SorghumSyrupSorghum syrup — most widely known for being poured over hot biscuits circa the mid-twentieth century — is undergoing a resurgence. As chefs, product developers and home cooks have taken a keen interest in the nostalgic product, many are taking a closer look at how it gets from stalk to syrup.

Matt Heckemeyer, a farmer from Sikeston, Missouri, eats, breathes and lives sweet sorghum. While his family farm has grown sweet sorghum as silage for cattle feed over a number of years, he has spent the last five years perfecting their production methods for food consumption.

Sorghum syrup, made by essentially evaporating the water from extracted juice from sweet sorghum stalks, is nothing new to the United States.

“We have been handling sweet sorghum and boiling it down as a sugar for more than 200 years,” Heckemeyer said. “It was a standard sugar back before World War II. It has been a novelty for the last 50 years, and now, it’s coming back.”

Among a number of reasons, Heckemeyer began growing sweet sorghum because of its tough nature. Sweet sorghum is comparable to grain sorghum in the fact that it can grow in the same droughty, more harsh climates while yielding well.
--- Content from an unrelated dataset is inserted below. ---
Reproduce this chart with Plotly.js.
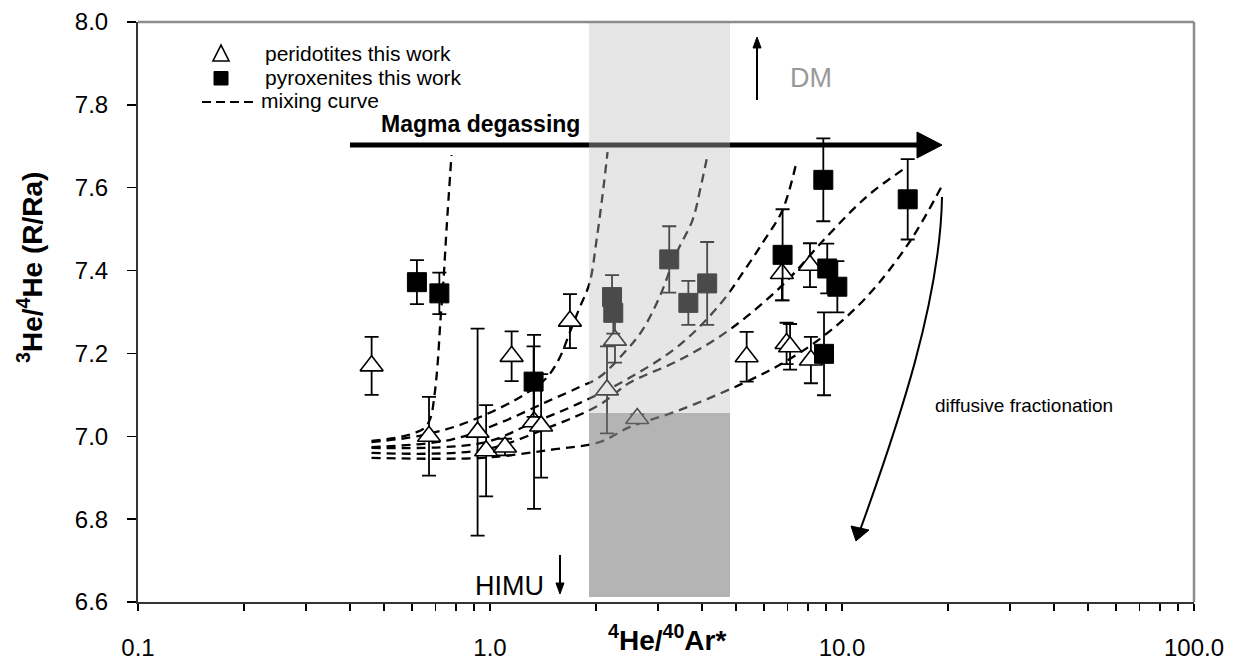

Unlike sugarcane, sweet sorghum has the ability to grow outside tropical climates, providing Heckemeyer another means of increasing his profitability by contributing a unique product for a growing marketplace.
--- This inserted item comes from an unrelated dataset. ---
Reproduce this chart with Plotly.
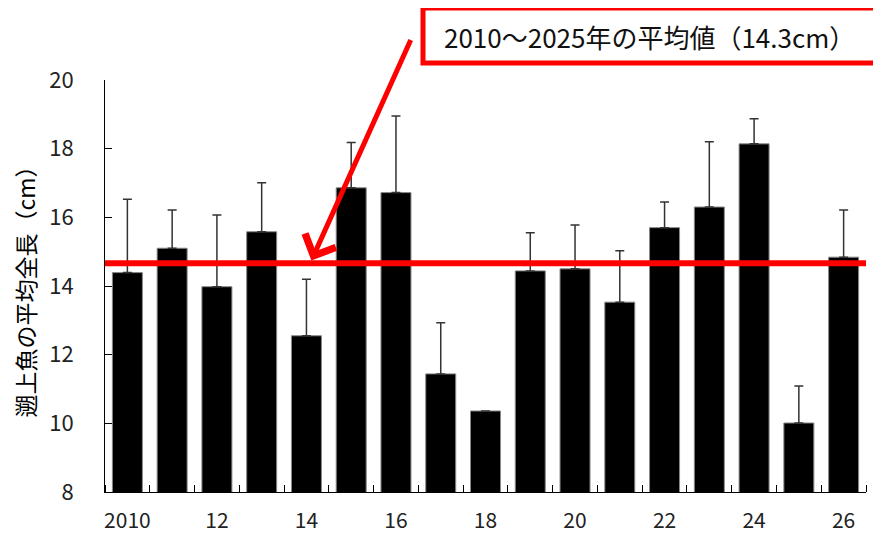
import plotly.graph_objects as go

years = list(range(2010, 2027))
mean_length = [14.39, 15.10, 13.98, 15.58, 12.55, 16.86, 16.72, 11.44, 10.36,
               14.44, 14.50, 13.53, 15.70, 16.30, 18.14, 10.01, 14.84]
sd_upper = [2.14, 1.11, 2.09, 1.43, 1.65, 1.32, 2.23, 1.49, None,
            1.11, 1.28, 1.50, 0.75, 1.90, 0.73, 1.08, 1.37]
tick_vals = [2010, 2012, 2014, 2016, 2018, 2020, 2022, 2024, 2026]
tick_text = ["2010", "12", "14", "16", "18", "20", "22", "24", "26"]
avg_line = 14.66
avg_label = "2010～2025年の平均値（14.3cm）"
y_title = "遡上魚の平均全長（cm）"

FONT = "Noto Sans CJK JP, Noto Sans, sans-serif"

# page body adds an 8px offset; figure is sized so the canvas still fills 881x535
W, H = 873, 527
ML, MR, MT, MB = 97, 15, 72, 43
PW, PH = W - ML - MR, H - MT - MB


def px_x(x):  # page pixel -> paper x
    return (x - 8 - ML) / PW


def px_y(y):  # page pixel -> paper y
    return 1 - (y - 8 - MT) / PH


fig = go.Figure()
fig.add_trace(go.Bar(
    x=years, y=mean_length,
    width=0.67,
    marker=dict(color="black", line=dict(color="#888888", width=1)),
    error_y=dict(type="data", symmetric=False, array=sd_upper,
                 arrayminus=[0] * len(years),
                 color="#333333", thickness=1.5, width=4.5),
    showlegend=False,
))

fig.update_layout(
    width=W, height=H,
    margin=dict(l=ML, r=MR, t=MT, b=MB),
    plot_bgcolor="white", paper_bgcolor="white",
    font=dict(family=FONT, color="#222222"),
    xaxis=dict(
        range=[2009.5, 2026.5], automargin=False,
        tickmode="array", tickvals=tick_vals, ticktext=tick_text,
        ticks="", showgrid=False, zeroline=False,
        showline=True, linecolor="black", linewidth=1,
        tickfont=dict(size=21, family=FONT, color="#222222"),
        ticklabelstandoff=10,
        minor=dict(tickmode="linear", tick0=2009.5, dtick=1,
                   ticks="inside", ticklen=7, tickcolor="black", tickwidth=1,
                   showgrid=False),
    ),
    yaxis=dict(
        range=[8, 20], tickmode="linear", tick0=8, dtick=2, automargin=False,
        ticks="inside", ticklen=7, tickcolor="black", tickwidth=1,
        showgrid=False, zeroline=False,
        showline=True, linecolor="black", linewidth=1,
        tickfont=dict(size=22, family=FONT, color="#222222"),
        ticklabelstandoff=26,
        title=dict(text=y_title, font=dict(size=23, family=FONT, color="black"),
                   standoff=14),
    ),
    shapes=[
        dict(type="line", xref="x", yref="y",
             x0=2009.5, x1=2026.5, y0=avg_line, y1=avg_line,
             line=dict(color="#FF0000", width=6), layer="above"),
        dict(type="rect", xref="paper", yref="paper",
             x0=px_x(423), x1=px_x(895), y0=px_y(63), y1=px_y(8),
             line=dict(color="#FF0000", width=5), fillcolor="white",
             layer="above"),
    ],
    annotations=[
        dict(x=px_x(442), y=px_y(36), xref="paper", yref="paper",
             xanchor="left", yanchor="middle", showarrow=False,
             text=avg_label, font=dict(size=26, family=FONT, color="#111111")),
        dict(x=2014.11, y=avg_line + 0.08, xref="x", yref="y",
             ax=100, ay=-222, axref="pixel", ayref="pixel",
             showarrow=True, arrowhead=4, arrowwidth=5, arrowsize=1.3,
             arrowcolor="#FF0000", text=""),
    ],
)

fig.write_html("out.html")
From the time sweet sorghum is harvested from the field to when it becomes a tasty syrup, Heckemeyer said it is a fast and complex process. Due to this complexity, his years of research and experimentation have helped him refine the process and equipment down to a fine art.
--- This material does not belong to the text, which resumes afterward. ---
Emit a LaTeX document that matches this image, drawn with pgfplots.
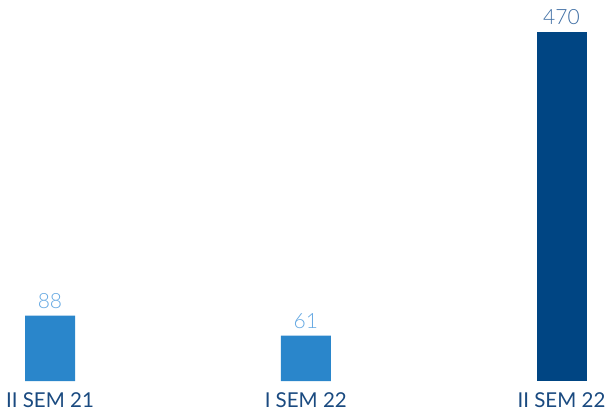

“On our farm, sweet sorghum becomes syrup between 12 to 20 hours after harvest,” he said. “We handle it quickly because otherwise it will ferment.”

Harvest is timed critically around sugar composition, also known as brix, which are optimal around the soft dough stage of growth. Sweet sorghum is generally harvested either by a cane harvester or by hand. Once harvested, the stalks are ran through a roller mill, resulting in the extracted juice as well as a co-product known as bagasse.

The juice is then filtered and placed into a settling tank where specific retention times are required to remove impurities before being transferred to an evaporator. Upon removal of excess water, sugars are then concentrated into sorghum syrup.

For Heckemeyer, his typical 200 acres of sweet sorghum will yield approximately 200 gallons of syrup per acre in average growing conditions, upwards of 300 and beyond in a good year. Looking to achieve an industrial level, Heckemeyer said he has the capacity to bottle or sell by truck load, giving him the option to service a number of markets.

While he is striving for large-scale production, flavor and quality are not compromised. Heckemeyer said he eats sorghum syrup every day and enjoys its unique taste.

“Sorghum syrup’s flavor is not harsh, it’s not smooth - it has an aroma and taste that is more earthy,” he said. “ I’m addicted to it.”

Due to sorghum syrup’s one-of-a-kind essence, it’s gaining interest. Heckemeyer said he has had contact from soy sauce producers, cookie manufacturers, those interested in its use as a table syrup, and many others. However, due to the immense fermentability of sorghum syrup, the most popular request is from craft distilleries for use in premium spirits. Heckemeyer said he is also investigating sweet sorghum’s use in green chemicals.

Inclusion of sorghum syrup expands common boundaries and is also a great addition to barbecue marinades, salad dressings, granolas and so much more. Plus sorghum syrup is lower in fructose levels than other sweeteners and is high in potassium. Heckemeyer said sorghum syrup is a wonderful sugar that can provide for a variety of needs.

“Sorghum syrup speaks for itself,” Heckemeyer said. “It is a very distinct sugar, and it isn’t something that can be copied. In the food world, the sky is the limit.”